WHAT TO PRODUCE → Pictures do not belong in your copy. Repeat all the other data exactly.

DATASET CONTENT →
::::::::::
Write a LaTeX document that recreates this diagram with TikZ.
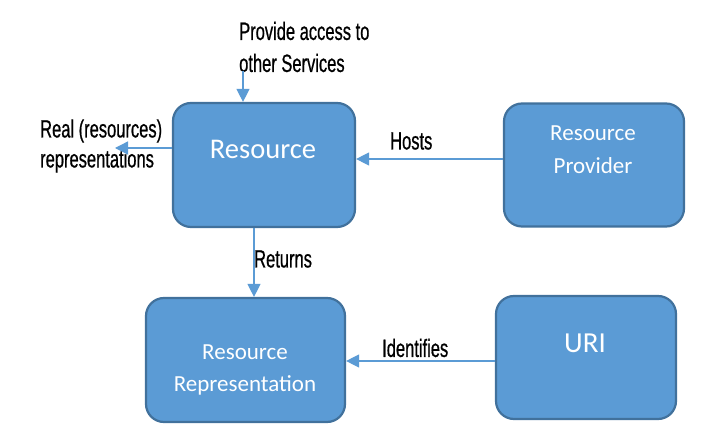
\documentclass[tikz,border=0pt]{standalone}
\usepackage{fontspec}
\setmainfont{Carlito}
\newfontfamily\lblfont[FakeStretch=0.66,FakeBold=0.6]{Liberation Sans}
\usetikzlibrary{arrows.meta}
\definecolor{boxfill}{HTML}{5B9BD5}
\definecolor{boxline}{HTML}{41719C}
\definecolor{arrcol}{HTML}{5B9BD5}
\tikzset{
  blockbox/.style={draw=boxline, fill=boxfill, line width=2.2pt, rounded corners=18pt, inner sep=0pt},
  boxtext/.style={text=white, align=center, inner sep=0pt},
  lbl/.style={font=\lblfont\fontsize{25}{32}\selectfont, align=left, inner sep=0pt, anchor=west},
  arr/.style={draw=arrcol, line width=1.3pt, -{Triangle[length=13pt,width=13pt]}}
}
\begin{document}
\begin{tikzpicture}[x=1pt,y=-1pt]
\useasboundingbox (0,0) rectangle (721,443);
% boxes
\node[blockbox, minimum width=182pt, minimum height=124pt] (res) at (264,165) {};
\node[blockbox, minimum width=180pt, minimum height=123pt] (prov) at (594,165) {};
\node[blockbox, minimum width=199pt, minimum height=124pt] (rep) at (245.5,360) {};
\node[blockbox, minimum width=180pt, minimum height=123pt] (uri) at (586,357.5) {};
% box texts
\node[boxtext, font=\fontsize{28.5}{33}\selectfont] (restxt) at (263,149) {Resource};
\node[boxtext, font=\fontsize{23}{33}\selectfont] (provtxt) at (593,150) {Resource\\Provider};
\node[boxtext, font=\fontsize{23}{32}\selectfont] (reptxt) at (245,369.5) {Resource\\Representation};
\node[boxtext, font=\fontsize{29}{33}\selectfont] (uritxt) at (585,343) {URI};
% labels
\node[lbl] (lprov) at (239,47) {Provide access to\\other Services};
\node[lbl, font=\lblfont\fontsize{25}{30}\selectfont] (lreal) at (40,146) {Real (resources)\\representations};
\node[lbl] (lhosts) at (390,141) {Hosts};
\node[lbl] (lret) at (254,259) {Returns};
\node[lbl] (lid) at (382,348) {Identifies};
% connectors
\coordinate (ptop) at (243,71);
\draw[arr] (ptop) -- (ptop |- res.north);
\coordinate (rtip) at (115,148);
\draw[arr] (res.west |- rtip) -- (rtip);
\coordinate (hy) at (430,159);
\draw[arr] (prov.west |- hy) -- (res.east |- hy);
\coordinate (rx) at (254,240);
\draw[arr] (rx |- res.south) -- (rx |- rep.north);
\coordinate (iy) at (420,361);
\draw[arr] (uri.west |- iy) -- (rep.east |- iy);
\end{tikzpicture}
\end{document}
::::::::::
REPLY →
Write a LaTeX document that recreates this diagram with TikZ.
\documentclass[tikz,border=0pt]{standalone}
\usepackage{fontspec}
\setmainfont{Carlito}
\newfontfamily\lblfont[FakeStretch=0.66,FakeBold=0.6]{Liberation Sans}
\usetikzlibrary{arrows.meta}
\definecolor{boxfill}{HTML}{5B9BD5}
\definecolor{boxline}{HTML}{41719C}
\definecolor{arrcol}{HTML}{5B9BD5}
\tikzset{
  blockbox/.style={draw=boxline, fill=boxfill, line width=2.2pt, rounded corners=18pt, inner sep=0pt},
  boxtext/.style={text=white, align=center, inner sep=0pt},
  lbl/.style={font=\lblfont\fontsize{25}{32}\selectfont, align=left, inner sep=0pt, anchor=west},
  arr/.style={draw=arrcol, line width=1.3pt, -{Triangle[length=13pt,width=13pt]}}
}
\begin{document}
\begin{tikzpicture}[x=1pt,y=-1pt]
\useasboundingbox (0,0) rectangle (721,443);
% boxes
\node[blockbox, minimum width=182pt, minimum height=124pt] (res) at (264,165) {};
\node[blockbox, minimum width=180pt, minimum height=123pt] (prov) at (594,165) {};
\node[blockbox, minimum width=199pt, minimum height=124pt] (rep) at (245.5,360) {};
\node[blockbox, minimum width=180pt, minimum height=123pt] (uri) at (586,357.5) {};
% box texts
\node[boxtext, font=\fontsize{28.5}{33}\selectfont] (restxt) at (263,149) {Resource};
\node[boxtext, font=\fontsize{23}{33}\selectfont] (provtxt) at (593,150) {Resource\\Provider};
\node[boxtext, font=\fontsize{23}{32}\selectfont] (reptxt) at (245,369.5) {Resource\\Representation};
\node[boxtext, font=\fontsize{29}{33}\selectfont] (uritxt) at (585,343) {URI};
% labels
\node[lbl] (lprov) at (239,47) {Provide access to\\other Services};
\node[lbl, font=\lblfont\fontsize{25}{30}\selectfont] (lreal) at (40,146) {Real (resources)\\representations};
\node[lbl] (lhosts) at (390,141) {Hosts};
\node[lbl] (lret) at (254,259) {Returns};
\node[lbl] (lid) at (382,348) {Identifies};
% connectors
\coordinate (ptop) at (243,71);
\draw[arr] (ptop) -- (ptop |- res.north);
\coordinate (rtip) at (115,148);
\draw[arr] (res.west |- rtip) -- (rtip);
\coordinate (hy) at (430,159);
\draw[arr] (prov.west |- hy) -- (res.east |- hy);
\coordinate (rx) at (254,240);
\draw[arr] (rx |- res.south) -- (rx |- rep.north);
\coordinate (iy) at (420,361);
\draw[arr] (uri.west |- iy) -- (rep.east |- iy);
\end{tikzpicture}
\end{document}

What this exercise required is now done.